Construction of a new drainage outfall would destroy up to 650 square metres of saltmarsh, a habitat that takes many years to establish naturally.
The bigger concern is air quality.
Once the power station is operating, its emissions would deposit nitrogen across a large area of the estuary’s saltmarsh.
Uniper’s own modelling predicts that 245 hectares of protected saltmarsh would be affected by nitrogen from this project alone.
When combined with other planned industrial developments in the area, that figure rises to 445 hectares.
To offset the damage, Uniper is proposing to create 1,300 square metres of new saltmarsh by adjusting a section of coastal defence south of the existing power station.

[A computer generated image of the new power station]

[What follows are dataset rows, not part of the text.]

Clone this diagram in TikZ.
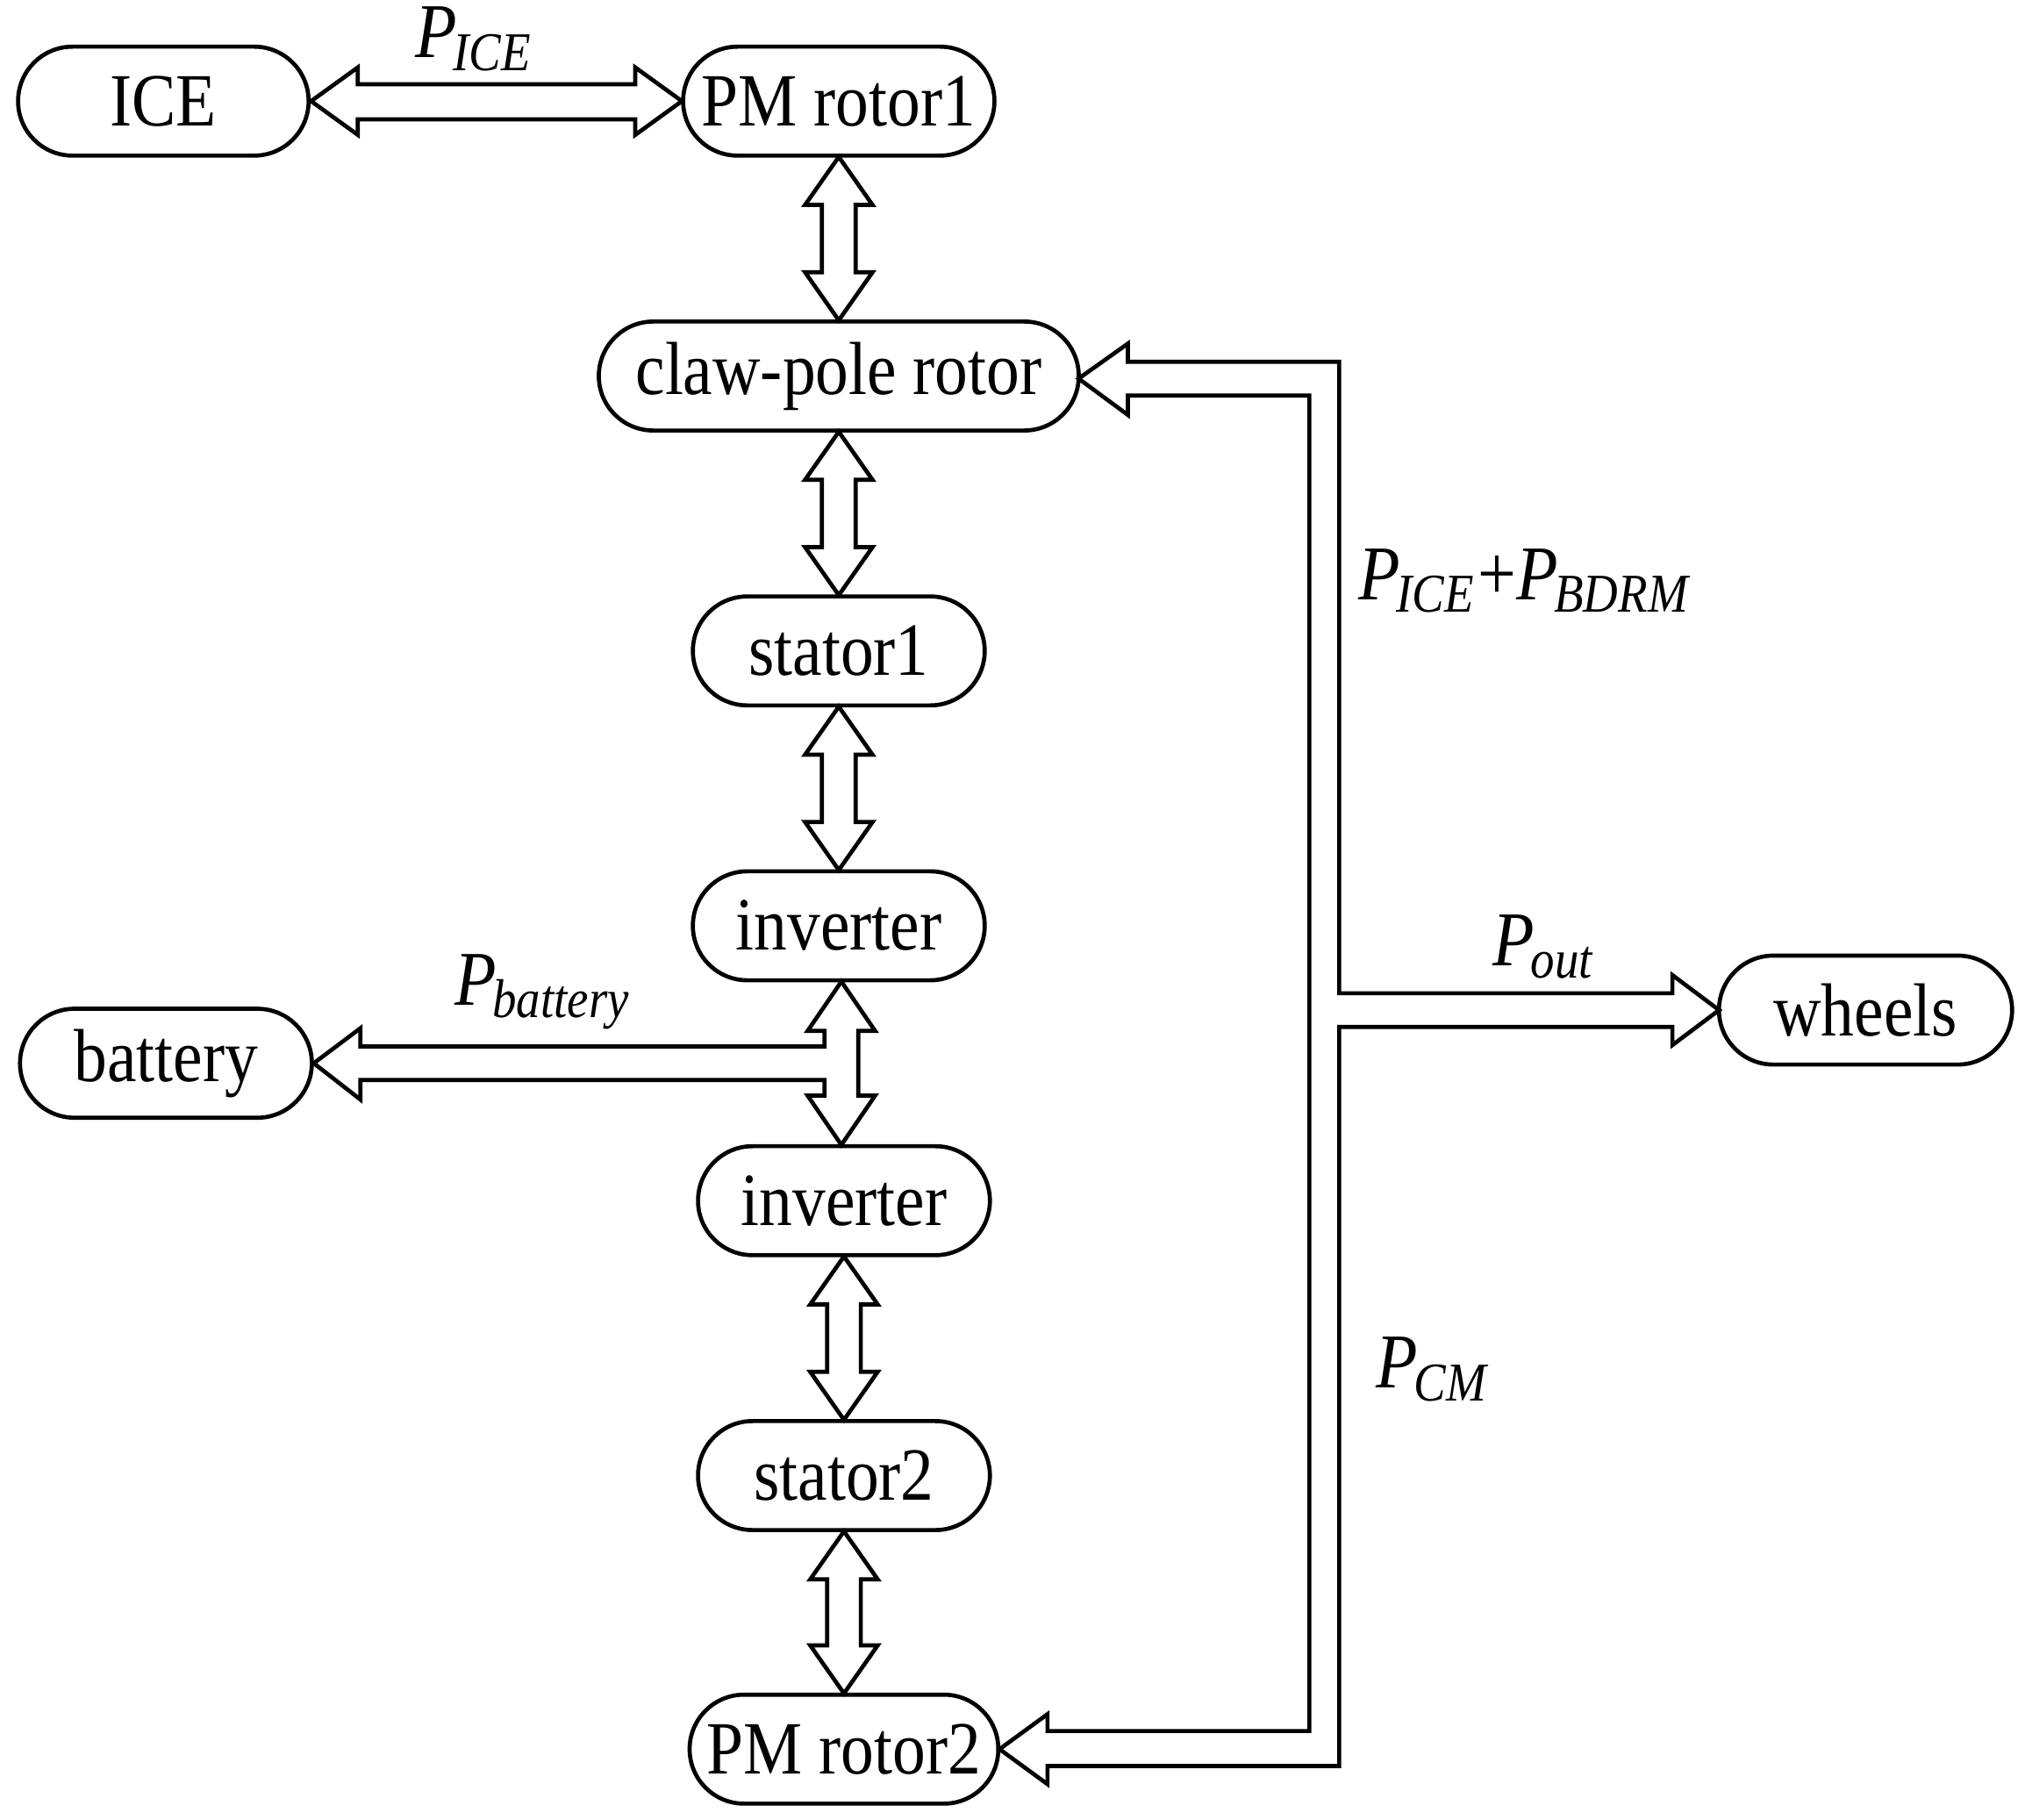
\documentclass[tikz,border=0pt]{standalone}
\usepackage{fontspec}
\setmainfont{Liberation Serif}[FakeStretch=0.88]
\newcommand{\Pl}[1]{{\itshape P\kern-0.05em\raisebox{-0.35ex}{\fontsize{12pt}{12pt}\selectfont #1}}}
\begin{document}
\begin{tikzpicture}[x={(0.01cm,0)},y={(0,-0.01cm)},
  box/.style={draw,line width=0.9pt,rounded corners=0.42cm,minimum height=0.84cm,inner sep=0pt,
    font=\fontsize{16.5pt}{18pt}\selectfont},
  harrow/.style={draw,line width=0.9pt,fill=white,line join=miter},
  lab/.style={font=\fontsize{17pt}{19pt}\selectfont,inner sep=0pt}]
\useasboundingbox (0,0) rectangle (1562,1403);
\node[box,minimum width=2.24cm] (ice) at (126,78) {ICE};
\node[box,minimum width=2.40cm] (pm1) at (647,78) {PM rotor1};
\node[box,minimum width=3.70cm] (claw) at (647,290) {claw-pole rotor};
\node[box,minimum width=2.25cm] (st1) at (647,502) {stator1};
\node[box,minimum width=2.25cm] (inv1) at (647,714) {inverter};
\node[box,minimum width=2.25cm] (bat) at (128,820) {battery};
\node[box,minimum width=2.25cm] (inv2) at (651,926) {inverter};
\node[box,minimum width=2.25cm] (st2) at (651,1138) {stator2};
\node[box,minimum width=2.38cm] (pm2) at (651,1349) {PM rotor2};
\node[box,minimum width=2.26cm] (wh) at (1439,779) {wheels};
% horizontal ICE - PM rotor1
\draw[harrow] (240,78) -- (276,52) -- (276,65) -- (490,65) -- (490,52) -- (526,78) -- (490,104) -- (490,92) -- (276,92) -- (276,104) -- cycle;
% vertical double arrows
\foreach \x/\a/\b in {647/121/247, 647/333/459, 647/545/671, 651/969/1095, 651/1181/1306}{
  \draw[harrow] (\x,\a) -- (\x+26,\a+37) -- (\x+13,\a+37) -- (\x+13,\b-37) -- (\x+26,\b-37) -- (\x,\b)
    -- (\x-26,\b-37) -- (\x-13,\b-37) -- (\x-13,\a+37) -- (\x-26,\a+37) -- cycle;}
% inverter - inverter with battery branch
\draw[harrow] (649,757) -- (675,795) -- (662,795) -- (662,845) -- (675,845) -- (649,883) -- (623,845) -- (636,845)
  -- (636,833) -- (278,833) -- (278,848) -- (242,820) -- (278,793) -- (278,807) -- (636,807) -- (636,795) -- (623,795) -- cycle;
% right loop
\draw[harrow] (832,292) -- (870,265) -- (870,279) -- (1033,279) -- (1033,766) -- (1290,766) -- (1290,752) -- (1326,779)
  -- (1290,806) -- (1290,792) -- (1033,792) -- (1033,1362) -- (808,1362) -- (808,1376) -- (771,1349) -- (808,1322)
  -- (808,1335) -- (1010,1335) -- (1010,305) -- (870,305) -- (870,320) -- cycle;
% labels
\node[lab] (l1) at (365,30) {\Pl{ICE}};
\node[lab] (l2) at (1175,448) {\Pl{ICE}\kern0.05em+\Pl{BDRM}};
\node[lab] (l3) at (1190,730) {\Pl{out}};
\node[lab] (l4) at (418,765) {\Pl{battery}};
\node[lab] (l5) at (1104,1056) {\Pl{CM}};
\end{tikzpicture}
\end{document}
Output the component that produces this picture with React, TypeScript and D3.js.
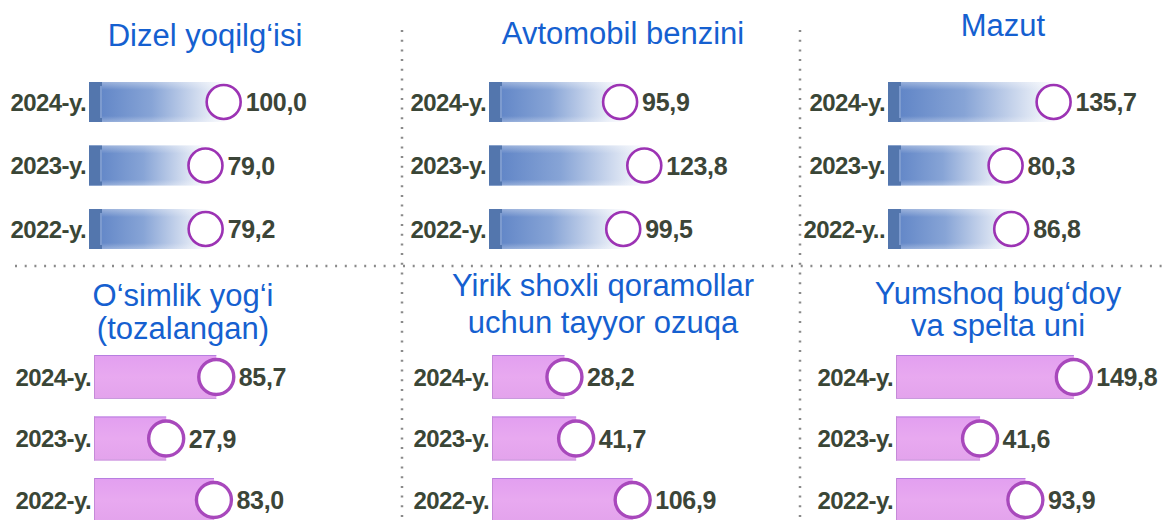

That proposed creation area covers less than a third of one percent of the saltmarsh predicted to be affected by nitrogen from this project alone.
Both of Wales and England’s official nature bodies say this is not good enough.
Natural Resources Wales, the Welsh Government’s environmental body, and Natural England both say the measures Uniper is proposing must be treated as compensation for harm caused, not as measures that prevent the harm in the first place.
That distinction matters because the legal rules for compensation under the Habitats Regulations are stricter than those for mitigation.
Natural Resources Wales maintained all of its key concerns in its most recent submission to the examination, dated 31 March 2026.
For the curlew, Uniper is proposing to enhance 25 hectares of land at Gronant Fields near Prestatyn, approximately 21 kilometres from the power station site, to provide alternative foraging habitat.
The project would also result in up to 26 hectares of grassland used by curlews being lost, some temporarily during construction and some permanently during operation.
Uniper’s case for proceeding despite the harm rests on the argument that the project is classed as Critical National Priority infrastructure under government energy policy.
The company says the development would support up to 1,600 construction workers at peak and contribute an estimated £33.24 million to the national economy during the build phase.
It says there is no alternative site in the UK that could meet the project’s requirements, pointing to the existing grid connection, the proximity of the HyNet CO2 pipeline, and the company’s ownership of the land.
The examination of the application is continuing at the Planning Inspectorate under reference EN010166.
Flintshire County Council, as the local planning authority, would be responsible for enforcing the terms of any consent granted by the Secretary of State.